6 – They can “bombard” you with a roll of silly charges. Since there are so many laws and regulations, that nobody knows, you always have the possibility of having violated some bureaucratic edict. They will charge you, so that you have to spend loads of time and money defending yourself. You may get ruined, because they have the huge means of the state at their disposal, but for them the important is to screw you on at least one count.

7 – The judge that will see you in the morning after you have been detained is just a bureaucrat like any other. He follows laws and rules blindly, and never asks himself if they are just or fair, or if the charges have ulterior motives. HE IS AN IMMORAL MAN. As someone used to crush human beings, he tends to be very authoritarian, and won't even allow you to present your case. You will not have a fair hearing, contrary to what you may think if you have never been in a court of law. Specially if he had a bad night of sleep! Judges are petty tyrants. They don't deserve the respect the population gives them.

8 – There is no such thing as an “independent judiciary”. Judges are paid by politicians, apply rules made by politicians, and depend on the cops who work for these same politicians. Those cops hunt for the taxes on which these judges depend for their very good living. These cops apply the decisions of these judges. And those same judges need the protection of these cops from the people (real criminals or not) that they punish in their daily activities. So there isn't enmity between judges and cops: they are friends. They need each other.

There only is some rivalry between them. Judges despise cops because they have more intellect than them. And cops despise judges because they have more physical force than them. Judges need the brute force of cops. Cops need the pseudo-legitimacy that judges give to their barbarism.
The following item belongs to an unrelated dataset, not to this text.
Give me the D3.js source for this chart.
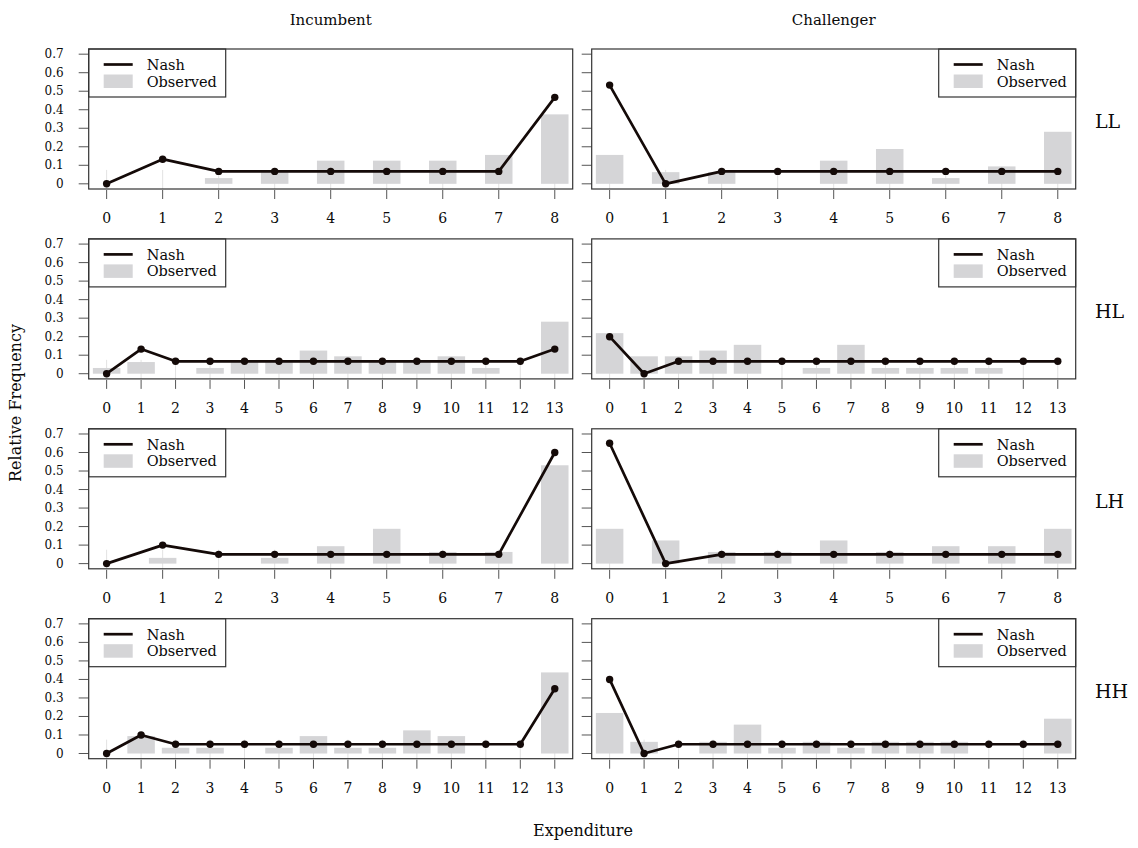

But they work in tandem against the population, applying the countless liberty-killing laws that exist in every modern society. This means that when there is some conflict between the population and the cops/the State, the judges are not impartial, nor independent. They are dependent on one of the parties they are judging. They have a built-in tendency to take sides with the cops. That is why, for example, a sentence for an action against a cop is always harsher than the same action taken by a cop against a “simple” citizen. Cops are treated as untouchables, who can do pretty much whatever they want.

So knowing all this, and coming back to my personal case, I was afraid the judge I would see in the morning if they decided to charge me (when it was my dishonest employer who should be spending a night in jail) would be a dick, biased and unfair, like most of the people I had seen that night.

For all these reasons, that night, I prayed. I put myself in the loving care of God, asking him, as Jesus Christ taught us, “Thy will be done”, “but deliver us from Evil”. And I slept for two or three hours, calm and without fear.